Three Oaths - Viewpoint of The Rishonim - Nachmanides

Nachmanides

Ramban did not explicitly discuss the Three Oaths, however he did maintain that it is incumbent upon Jews in every generation as a positive commandment to attempt to conquer the Land of Israel. In his glosses (Hashmatot) to Rambam's Sefer HaMitzvot on Positive Commandment #4 he wrote:

That we are commanded to take possession of the Land which the Almighty, Blessed Be He, gave to our forefathers, to Avraham, to Yitzchak, and to Yaakov; and not to abandon it to other nations, or to leave it desolate, as He said to them, You shall dispossess the inhabitants of the Land and dwell in it, for I have given the Land to you to possess it, (Numbers, 33:53) and he said, further, To Inherit the Land which I swore to your forefathers, (to give them,) behold, we are commanded with the conquest of the land in every generation.

Nachmanides' position here is untenable if he maintains that the Three Oaths are Halachically binding. Accordingly it would appear that Nachmanides implicitly rejects the Three Oaths as Halachically binding, and that to treat it as such would be to effectively nullify a biblical commandment.

The anti-Zionist response to this is that Nachmanides' words "we are commanded with the conquest of the land in every generation" mean every generation until the era of exile. One of the established rules for counting the 613 commandments in the Torah is that we do not count one-time-only commandments, such as God's command to count the Jews in Numbers 1:2. Nachmanides' intent here is to prove that conquering the land was not a one-time-only commandment that applied to Joshua's battles; rather it applied to King David and, by extension, in every generation. This justifies counting it among the 613, even if it does not apply during exile, just as numerous commandments associated with the Temple are counted despite the fact that they cannot be kept during exile. Nachmanides does say explicitly later in the piece that the commandment to live in the Land applies even during exile, but this means strictly living there as an individual - not conquering, since that would conflict with the Three Oaths.

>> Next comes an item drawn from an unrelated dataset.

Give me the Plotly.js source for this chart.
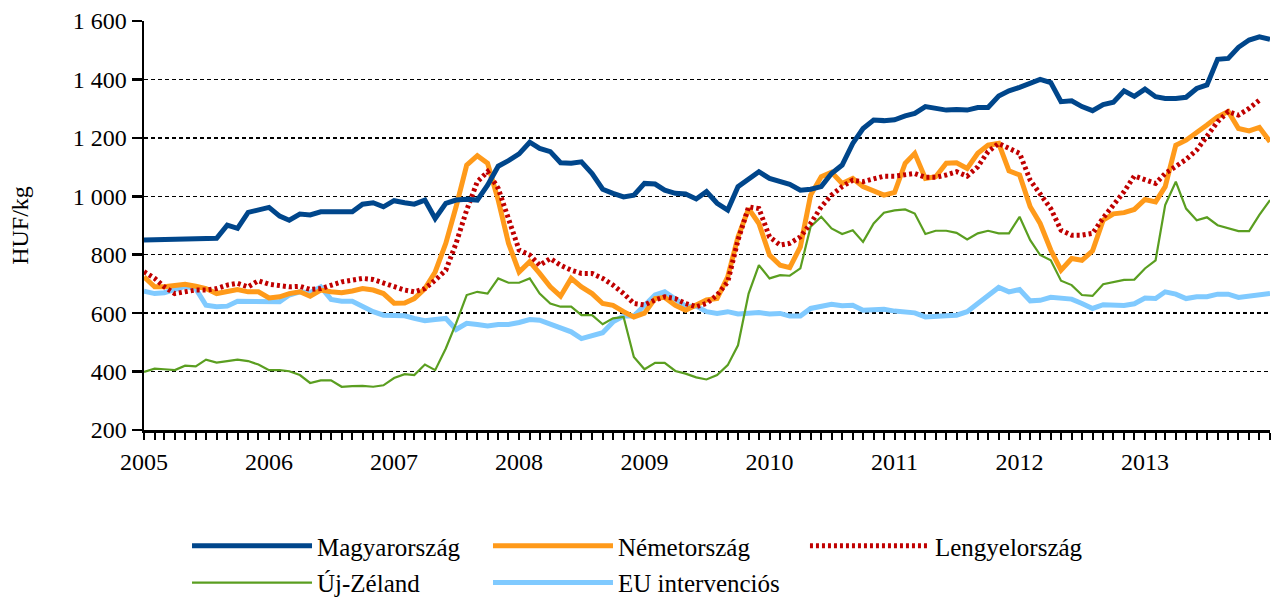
<!DOCTYPE html>
<html>
<head>
<meta charset="utf-8">
<script src="https://cdn.plot.ly/plotly-3.0.1.min.js"></script>
<style>html,body{margin:0;padding:0;background:#fff}#chart{width:1283px;height:598px}</style>
</head>
<body>
<div id="chart"></div>
<script>
// Monthly prices, HUF/kg, January 2005 – January 2014
const startYear = 2005;
const monthCount = 109;

const magyarorszag = [850,851,852,853,853,854,855,856,901,890,945,953,962,932,918,939,936,947,947,947,947,973,978,964,985,
  978,973,987,924,976,987,990,987,1038,1103,1122,1145,1185,1164,1153,1115,1113,1118,1078,1024,1010,998,1004,1044,
  1042,1021,1010,1008,991,1016,976,953,1033,1061,1084,1061,1050,1041,1021,1024,1033,1078,1107,1181,1232,1261,1259,1262,
  1275,1284,1307,1301,1295,1297,1295,1304,1304,1343,1361,1373,1389,1400,1389,1324,1327,1307,1293,1314,1322,1361,1342,1367,
  1341,1335,1335,1339,1369,1381,1469,1472,1510,1535,1546,1537];

const nemetorszag = [724,690,690,695,699,692,684,667,673,681,673,673,652,656,667,673,658,679,673,670,676,684,679,667,634,
  635,650,684,741,839,964,1107,1139,1113,987,839,741,776,736,690,658,719,690,667,633,627,605,587,600,
  650,654,627,610,627,645,650,724,861,958,907,799,764,756,827,1004,1067,1082,1044,1061,1033,1016,1004,1013,
  1113,1147,1061,1067,1113,1115,1095,1147,1175,1181,1087,1073,964,907,816,747,787,781,813,918,940,944,955,989,
  981,1033,1175,1192,1221,1244,1272,1290,1232,1224,1236,1187];

const lengyelorszag = [742,719,690,667,673,679,679,684,696,702,690,711,699,696,690,692,681,684,696,707,713,719,715,702,693,
  679,673,684,713,747,839,953,1050,1084,1027,918,816,799,764,787,764,747,736,736,719,696,667,633,628,
  645,656,650,633,622,633,662,707,850,964,958,861,833,839,861,907,964,1004,1033,1055,1050,1058,1069,1069,
  1073,1078,1065,1065,1073,1084,1069,1101,1153,1181,1164,1147,1055,1010,958,884,867,867,873,926,970,1016,1070,1055,
  1044,1078,1101,1126,1158,1204,1255,1290,1278,1301,1329,null];

const ujZeland = [399,410,408,405,420,418,441,431,436,441,436,424,405,405,401,388,361,370,370,348,350,351,348,353,378,
  391,388,424,405,479,565,662,673,667,719,704,704,719,667,633,622,622,593,593,562,582,587,450,408,
  430,430,402,393,380,373,388,422,490,667,764,719,730,728,753,896,930,890,871,884,844,907,944,952,
  955,941,871,882,882,875,852,873,882,873,873,930,850,799,781,711,696,662,659,699,707,714,715,753,
  781,970,1050,958,918,928,901,890,881,881,936,987];

const euIntervencios = [675,667,670,681,692,684,627,622,624,641,641,642,639,639,662,673,670,690,647,641,641,622,605,593,591,
  591,582,574,578,582,544,565,561,556,561,561,568,578,576,562,547,536,513,521,533,570,590,590,628,
  662,673,647,624,624,605,599,605,597,599,602,597,599,590,590,616,625,630,625,627,610,610,613,607,
  602,601,587,591,591,593,605,633,658,688,673,681,642,644,654,649,648,633,616,629,626,626,632,652,
  650,673,665,650,656,656,665,665,654,659,665,667];

const seriesNames = ['Magyarország','Németország','Lengyelország','Új-Zéland','EU intervenciós'];
const yearLabels = ['2005','2006','2007','2008','2009','2010','2011','2012','2013'];
const yTickValues = [200,400,600,800,1000,1200,1400,1600];
const yTickLabels = ['200','400','600','800','1 000','1 200','1 400','1 600'];

const months = [];
for (let i = 0; i < monthCount; i++) {
  const y = startYear + Math.floor(i / 12);
  const m = (i % 12) + 1;
  months.push(y + '-' + String(m).padStart(2, '0') + '-01');
}
const yearTicks = yearLabels.map(y => y + '-01-01');

const FAMILY = 'Liberation Serif, Times New Roman, serif';
const font = {family: FAMILY, size: 24, color: '#000'};
const legendFont = {family: FAMILY, size: 25, color: '#000'};

function tr(name, values, color, width, dash, legendId) {
  return {x: months, y: values, name: name, type: 'scatter', mode: 'lines',
          line: {color: color, width: width, dash: dash || 'solid'},
          legend: legendId, hoverinfo: 'x+y+name'};
}

const tMagy = tr(seriesNames[0], magyarorszag, '#00468B', 5, null, 'legend');
const tNem = tr(seriesNames[1], nemetorszag, '#FF9A1A', 5, null, 'legend2');
const tLen = tr(seriesNames[2], lengyelorszag, '#C00000', 5, '3px,3px', 'legend3');
const tUj = tr(seriesNames[3], ujZeland, '#5A9E20', 2.2, null, 'legend4');
const tEu = tr(seriesNames[4], euIntervencios, '#80CAFF', 5, null, 'legend5');

// drawing order: thin / background lines first
const data = [tEu, tUj, tNem, tLen, tMagy];

function leg(x, y) {
  return {orientation: 'h', xanchor: 'left', yanchor: 'top', x: x, y: y,
          itemwidth: 120, font: legendFont, bgcolor: 'rgba(0,0,0,0)'};
}
const row1 = -0.2275, row2 = -0.3175;
const col1 = 0.0382, col2 = 0.3055, col3 = 0.587;

const layout = {
  width: 1283, height: 598,
  margin: {l: 144, r: 13, t: 21, b: 168, autoexpand: false},
  paper_bgcolor: '#fff', plot_bgcolor: '#fff',
  font: font,
  showlegend: true,
  legend: leg(col1, row1),
  legend2: leg(col2, row1),
  legend3: leg(col3, row1),
  legend4: leg(col1, row2),
  legend5: leg(col2, row2),
  xaxis: {
    type: 'date', range: ['2005-01-01', '2014-01-01'],
    tickvals: yearTicks, ticktext: yearLabels,
    ticks: 'outside', ticklen: 7, tickwidth: 2, tickcolor: '#000',
    minor: {dtick: 'M1', tick0: '2005-01-01', ticks: 'outside', ticklen: 7, tickwidth: 2, tickcolor: '#000', showgrid: false},
    showline: true, linecolor: '#000', linewidth: 2.5, ticklabelstandoff: 2,
    showgrid: false, zeroline: false, tickfont: font, fixedrange: true
  },
  yaxis: {
    range: [200, 1600], tickvals: yTickValues, ticktext: yTickLabels,
    ticks: 'outside', ticklen: 10, tickwidth: 2.5, tickcolor: '#000',
    showline: true, linecolor: '#000', linewidth: 2.5,
    showgrid: true, gridcolor: '#000', gridwidth: 1.5, griddash: '4px,3px',
    zeroline: false, tickfont: font,
    title: {text: 'HUF/kg', font: font, standoff: 38}, fixedrange: true
  }
};

Plotly.newPlot('chart', data, layout, {displayModeBar: false, staticPlot: true});
</script>
</body>
</html>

It has also been proposed that Nachmanides' intent was that even the commandment that a Jew should live in the land as an individual during exile applies only when living in the land is consistent with exile, that is, when a non-Jewish government rules the land. But living under a Jewish government such as the State of Israel might itself constitute a violation of the oath. Nachmanides felt no need to mention this exception to the commandment because he did not foresee the rise of a Jewish government in the Holy Land before the messiah.

Of note is that Rashbash who was himself a descendant of Nachmanides, understood this particular biblical obligation to be binding on the individual level but not on the collective:

In truth, this commandment is not a commandment which includes the entirety of Israel in the Exile which now exists, but it is a general principle as our Sages stated in the Talmud in Ketubot, that it stems from the Oaths which The Holy One, Blessed be He, made Israel swear not to rush the End, and not to ascend like a wall.

Rabbi Chaim Zimmerman in his book, Torah and Existence explains his solution to the contradiction between Nachmanides's position and the Three Oaths. First, he makes a distinction between settling the land and conquering the land. The commandment is realized by settling the land, and conquering is merely a preparation for the core obligation of settlement. The obligation to settle the land does not necessarily violate the Three Oaths. Rabbi Zimmerman adds that the Three Oaths only apply to invading the land by force. He writes:

...the difficulty in the Ramban which says that the mitzva of kibush prevails in our time against the oath, dissolves. The oath, shelo yaalu bechoma means explicitly that we cannot storm eretz-Yisrael from chutz-laaretz. But when the Jews are in eretz-Yisrael, there is surely a hechsher mitzva of kibbush-haaretz.. How can the Jews be in eretz-Yisrael without the aliyah "bechoma?" The answer is very simple. If many Jews came to eretz-Yisrael individually, or by permission of the nations, then once they are there, there is a command of kibbush... There was never an oath upon the people who were in eretz-Yisrael.